The financial news of the week is a big story: the eurozone has seen a fall in inflation, as consumer prices fell in the region by 0.2 per cent. While not a huge amount, this still marks the first time the eurozone has seen such a decline since the financial crisis of five years ago, which is obviously not something most people want to see repeated.

However, the first reaction of many people was exactly that: sources from top economists to people on the street have been saying that the news is a sign that another financial crisis is about to hit the eurozone and by extension most of the rest of Europe. But is this really the case?

What does the drop in consumer prices really meant for the eurozone? Are there steps that can be taken to avoid an economic catastrophe? And what caused the issue in the first place? Here is our guide to what the future holds for the finances of the eurozone:

 

What happened?

On Wednesday (January 7th), an official eurostat report stated that the eurozone's annual inflation was expected to be -0.2 per cent for December 2014, down from 0.3 per cent in the previous month. Many analysts expected slight deflation, but only predicted a fall of 0.1 per cent.

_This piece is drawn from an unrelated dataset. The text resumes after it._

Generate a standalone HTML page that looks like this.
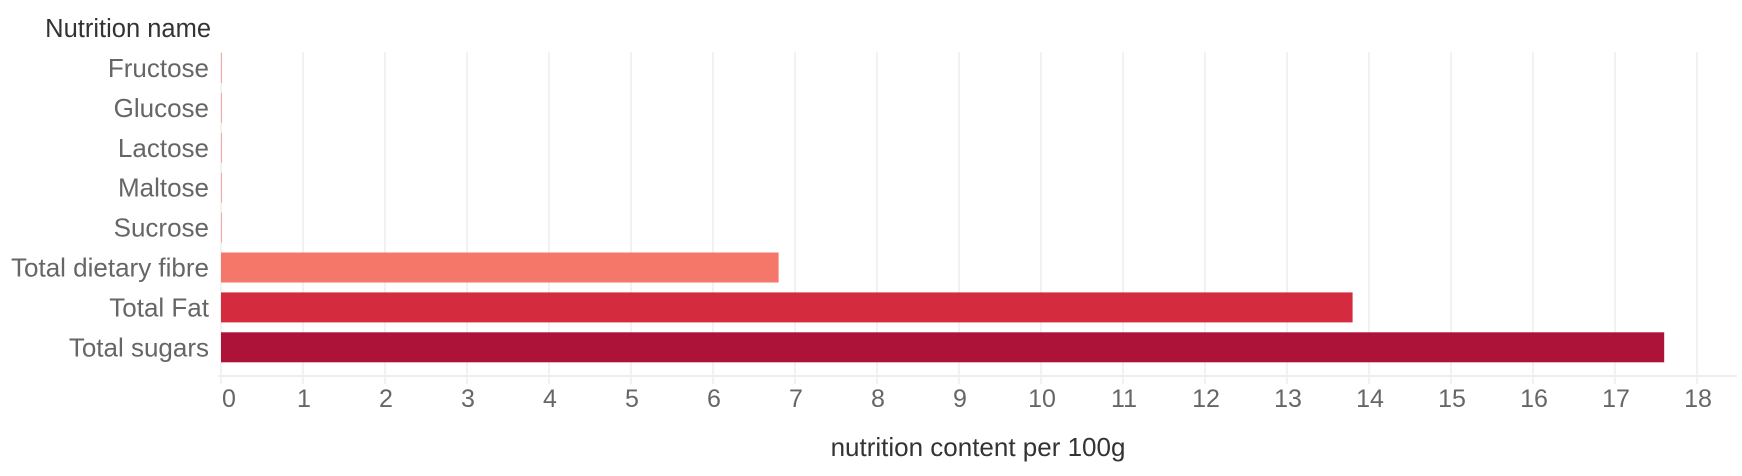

This had several effects, some of which were quite severe. Firstly, many have now lost faith in the European Central Bank (ECB), which analysts were expecting to step in and take action to prevent further deflation. This did not happen, and soon oil prices were crashing as well.

At the lowest, oil fell below $50 (£33) per barrel. However, hard work by investors led to prices rising once more. Meanwhile, the euro fell to a nine-year low, reaching a value of just $1.1809. This could have a major effect on the overall economy of the eurozone.

 

What caused it?

The main culprit for the deflation is energy prices. The eurostat report showed that the price of food, alcohol, tobacco and non-energy industrial goods all remained the same, while services saw an inflation of 1.2 per cent. However, energy prices fell by a massive 6.3 per cent.

This has dragged inflation overall down to -0.2 per cent. The falling price of energy itself was called by the steep drop in oil costs recently, which has affected many countries. Russia recently has moved closer to financial crisis as a result, while it has been beneficial in some cases.

This might seem like bad news for the oil industry, but actually it could be good in the long term. The cause of the drop in prices is thought to be because of a general oversupply of oil. If companies ease off on production, the value should rise again.

 

What will this cause?

The consequences of this could be incredibly wide-reaching. On the other hand, very little could end up changing. It all depends on the reaction from the ECB. Many economists are calling for the bank to either boost cheap credit or purchase sovereign bonds in order to ease the effects of this deflation.

As reported by MarketWatch, Stephen Pope, managing partner at Spotlight Ideas, said: "This now shines a spotlight of scrutiny on the ECB for every day starting now, up until January 22nd (the day of the next ECB policy-setting meeting). At the press conference on that day, the market will no longer hope or even expect a clear statement on QE. It will demand it."
The eyes of the economic community will be on the ECB in the coming weeks. Hopefully, it will take action to reduce the effect of deflation, or else it could risk causing another financial crisis in Europe.